ERC Price Benchmarks: Week Ending 5/12/17

by | May 17, 2017


Energy Research Council’s (ERC) national benchmark price for a June 2017 electricity contract rose slightly last week by 0.26% to $0.0751 per kilowatt hour.  The largest price movement was in New York where the benchmark price increased by 1.0%. Prices in other deregulated states shifted by only a fraction of a percent in either direction. Month-over-month, benchmark electricity prices are significantly lower in Illinois (-8.2%), and to a lesser extent in Connecticut (-2.0%), and Rhode Island (-1.8%).

Last week, benchmark prices for longer term (36-60 month) electricity contracts were again lower than short-term (12-24 month) contracts in the District of Columbia, Massachusetts, New Jersey, Ohio, and Pennsylvania.

NYMEX prompt month natural gas futures closed at a year-to-date high of $3.424/MMBtu last Friday, but prices have already started to shift lower. Last week’s price surge was in part due to FERC’s construction halt of the Rover pipeline, delaying its July in-service date for moving low cost shale gas out of the Marcellus basin. In addition, a combination of tightening supply/demand relationship due to stagnant production and a recent spike in natural gas demand produced a lower-than-expected storage injection last week, putting upward pressure on prices.

Despite last week’s upturn in natural gas prices, fundamentals continue to tether the market within a tight technical trading range between $3.422/MMBtu on the resistance side and $3.305/MMBtu on the support end. For the market to break into the $3.50+ range, we would likely have to see a significant increase in production or a very hot weather forecast. While production rebounded last week to its highest weekly output level since last February (70.8 Bcf/d), production is still lagging year-ago levels by 1.7%. Likewise, the latest weather outlook is tepid, with no early start projected for the summer cooling season.

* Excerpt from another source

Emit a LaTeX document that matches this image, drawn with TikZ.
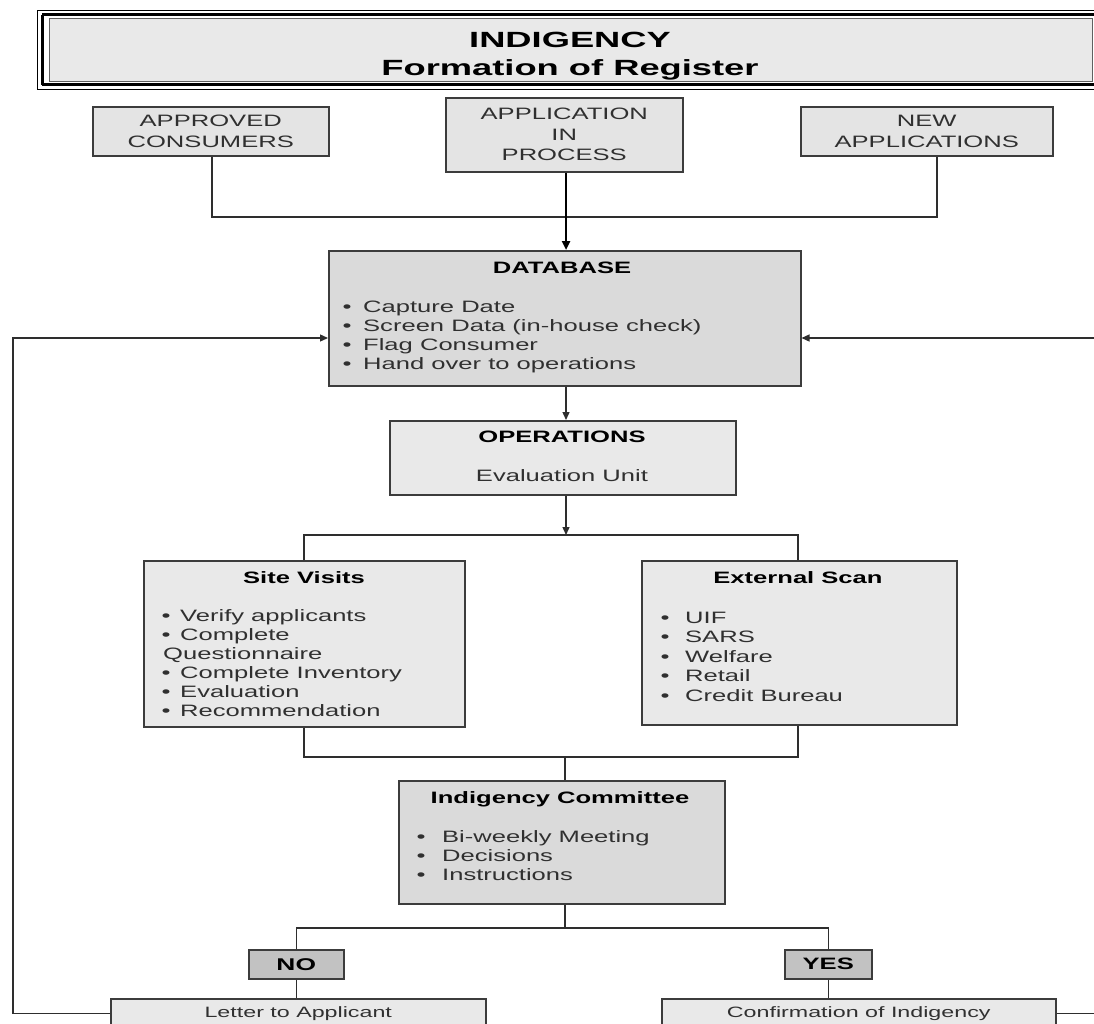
\documentclass[tikz,border=0pt]{standalone}
\usepackage{fontspec}
\setmainfont{Liberation Sans}[FakeStretch=1.55]
\newfontfamily\titlefont{Liberation Sans}[FakeStretch=1.65]
\usetikzlibrary{arrows.meta}
\definecolor{boxfill}{HTML}{E4E4E4}
\definecolor{darkfill}{HTML}{DADADA}
\definecolor{lightfill}{HTML}{E9E9E9}
\definecolor{tagfill}{HTML}{C2C2C2}
\definecolor{bordc}{HTML}{3C3C3C}
\definecolor{linec}{HTML}{2E2E2E}
\definecolor{txtc}{HTML}{303030}
\begin{document}
\begin{tikzpicture}[x=1pt,y=-1pt,
  box/.style={draw=bordc, line width=1.5pt, fill=boxfill, inner sep=0pt,
    rectangle, anchor=north west},
  txt/.style={inner sep=0pt, font=\fontsize{16.5pt}{19pt}\selectfont, text=txtc},
  capsbox/.style={box, align=center, text=txtc,
    font=\fontsize{16.5pt}{20.5pt}\selectfont},
  hd/.style={inner sep=0pt, font=\fontsize{16.5pt}{19pt}\selectfont\bfseries,
    text=black, anchor=base},
  item/.style={txt, anchor=base west},
  conn/.style={draw=linec, line width=1.3pt},
  arr/.style={conn, -{Triangle[length=8pt,width=7pt]}},
  bigarr/.style={draw=black, line width=2.3pt, -{Triangle[length=9pt,width=8pt]}}
]
\useasboundingbox (0,0) rectangle (1094,1023);
\clip (0,0) rectangle (1094,1023);

% ---- title banner with its double frame ----
\draw[black, line width=1pt] (37,10) rectangle (1110,89.5);
\draw[black, line width=2.6pt] (43,14.5) rectangle (1110,84.5);
\draw[black, line width=2pt] (41.5,14.5) -- (41.5,84.5);
\node[box, draw=gray!75!black, line width=1.2pt, fill=lightfill,
  minimum width=1043pt, minimum height=63pt] (title) at (49,18) {};
\node[inner sep=0pt, anchor=base, font=\titlefont\fontsize{22pt}{27pt}\selectfont\bfseries]
  (title1) at (570,47) {INDIGENCY};
\node[inner sep=0pt, anchor=base, font=\titlefont\fontsize{22pt}{27pt}\selectfont\bfseries]
  (title2) at (570,75) {Formation of Register};

% ---- sources ----
\node[capsbox, minimum width=236pt, minimum height=49pt] (approved) at (92,106)
  {APPROVED\\CONSUMERS};
\node[capsbox, minimum width=237pt, minimum height=74pt] (applic) at (445,97)
  {APPLICATION\\IN\\PROCESS};
\node[capsbox, minimum width=252pt, minimum height=49pt] (newapp) at (800,106)
  {NEW\\APPLICATIONS};

% ---- database ----
\node[box, fill=darkfill, minimum width=472pt, minimum height=135pt] (db) at (328,250) {};
\node[hd] (dbh) at (562,273) {DATABASE};
\foreach \t [count=\i from 0] in {{Capture Date},{Screen Data (in-house check)},
    {Flag Consumer},{Hand over to operations}}
  \node[item] (dbi\i) at (342.5,312+19*\i) {\makebox[20.5pt][l]{\textbullet}\t};

% ---- operations ----
\node[box, fill=lightfill, minimum width=346pt, minimum height=74pt] (ops) at (389,420) {};
\node[hd] (opsh) at (562,442) {OPERATIONS};
\node[txt, anchor=base] (opst) at (562,481) {Evaluation Unit};

% ---- site visits ----
\node[box, fill=lightfill, minimum width=321pt, minimum height=166pt] (site) at (143,560) {};
\node[hd] (siteh) at (304,583) {Site Visits};
\node[item] (si1) at (161.5,621) {\makebox[18.5pt][l]{\textbullet}Verify applicants};
\node[item] (si2) at (161.5,640) {\makebox[18.5pt][l]{\textbullet}Complete};
\node[item] (si3) at (163,659) {Questionnaire};
\node[item] (si4) at (161.5,678) {\makebox[18.5pt][l]{\textbullet}Complete Inventory};
\node[item] (si5) at (161.5,697) {\makebox[18.5pt][l]{\textbullet}Evaluation};
\node[item] (si6) at (161.5,716) {\makebox[18.5pt][l]{\textbullet}Recommendation};

% ---- external scan ----
\node[box, fill=lightfill, minimum width=315pt, minimum height=164pt] (ext) at (641,560) {};
\node[hd] (exth) at (798,583) {External Scan};
\foreach \t [count=\i from 0] in {UIF,SARS,Welfare,Retail,{Credit Bureau}}
  \node[item] (exi\i) at (660.5,623+19.5*\i) {\makebox[24.5pt][l]{\textbullet}\t};

% ---- committee ----
\node[box, fill=darkfill, minimum width=326pt, minimum height=123pt] (comm) at (398,780) {};
\node[hd] (commh) at (560,803) {Indigency Committee};
\foreach \t [count=\i from 0] in {{Bi-weekly Meeting},Decisions,Instructions}
  \node[item] (cmi\i) at (416.5,842+19*\i) {\makebox[25.5pt][l]{\textbullet}\t};

% ---- decisions ----
\node[box, fill=tagfill, minimum width=95pt, minimum height=29pt,
  font=\fontsize{17pt}{19pt}\selectfont\bfseries] (no) at (248,949) {NO};
\node[box, fill=tagfill, minimum width=87pt, minimum height=29pt,
  font=\fontsize{16.5pt}{19pt}\selectfont\bfseries] (yes) at (784,949) {YES};
\node[box, fill=lightfill, minimum width=375pt, minimum height=30pt, text=txtc,
  font=\fontsize{15pt}{17pt}\selectfont] (letter) at (110,998) {Letter to Applicant};
\node[box, fill=lightfill, minimum width=394pt, minimum height=30pt, text=txtc,
  font=\fontsize{15pt}{17pt}\selectfont] (confirm) at (661,998) {Confirmation of Indigency};

% ---- junction points ----
\coordinate (spine) at (566,0);
\coordinate (ja) at (212,217);
\coordinate (jn) at (937,217);
\coordinate (sj) at (304,535);
\coordinate (ej) at (798,535);
\coordinate (cj) at (565,757);
\coordinate (dj) at (565,928);
\coordinate (fl) at (13,338);
\coordinate (fr) at (1120,338);

% ---- connectors ----
\draw[conn] (approved.south -| ja) -- (ja) -- (jn) -- (newapp.south -| jn);
\draw[bigarr] (applic.south -| spine) -- (db.north -| spine);
\draw[arr] (db.south -| spine) -- (ops.north -| spine);
\draw[arr] (ops.south -| spine) -- (spine |- sj);
\draw[conn] (site.north -| sj) -- (sj) -- (ej) -- (ext.north -| ej);
\draw[conn] (site.south -| sj) |- (cj) -| (ext.south -| ej);
\draw[conn] (cj) -- (comm.north -| cj);
\draw[conn] (comm.south -| dj) -- (dj);
\draw[conn] (no.north) |- (dj) -| (yes.north);
\draw[conn] (no.south) -- (no.south |- letter.north);
\draw[conn] (yes.south) -- (yes.south |- confirm.north);
\draw[arr] (letter.west) -| (fl) -- (db.west |- fl);
\draw[arr] (confirm.east) -| (fr) -- (db.east |- fr);
\end{tikzpicture}
\end{document}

EIA forecasts indicate that natural gas demand will continue to exceed supply throughout 2017. In addition to an uptick in power burn and industrial consumption, gas exports continue to push demand upward.  LNG feedgas demand increased 10% to set a new weekly record of 2.3 Bcf/d last week. LNG exports have risen by 1.8 Bcf/d (+360%) from year-ago levels. Likewise, new pipeline capacity continues to increase Mexican exports.

In short, a tightening supply/demand relationship in the October timeframe is likely to drive gas and electricity prices upward.  The factors arguing for escalating prices include increasing domestic and export demand, projections for a hot summer, and continued sluggish production.  While few in number, factors pressuring prices to decline include EIA’s forecast of higher 2017 production, a moderate summer, and the opening of Marcellus shale gas to other higher price markets.

James Moore, Ph.D., is CEO of the Energy Research Council (ERC). He has been CEO of several research companies, including TDC, a subsidiary of International Thomson; Highline Financial, a Thomson-Reuters company; and Mentis Corporation, which was acquired by Gartner Group. He has also served as Executive Director of The Global Futures Forum, an international think tank, and as Managing Director of Gartner Group’s Global Financial Services practice.

* ERC electricity price benchmarks are derived by: 1) aggregating daily matrix prices issued by many electricity suppliers across General Service tariff rate classes for each electric utility; 2) averaging each utility’s price benchmark together for a state-level benchmark; and 3) averaging state-level benchmarks across five business days to create weekly average price benchmarks, based on next month’s start date, for commercial customers with an annual usage of up to one million kWh. The high level of correlation between matrix and custom pricing makes ERC price benchmarks a reliable measure of how prices are trending, and the direction and velocity at which prices are changing week-over-week and month-over-month. This is similar to how the S&P and Dow measure the rate and direction of change in stock market prices over time.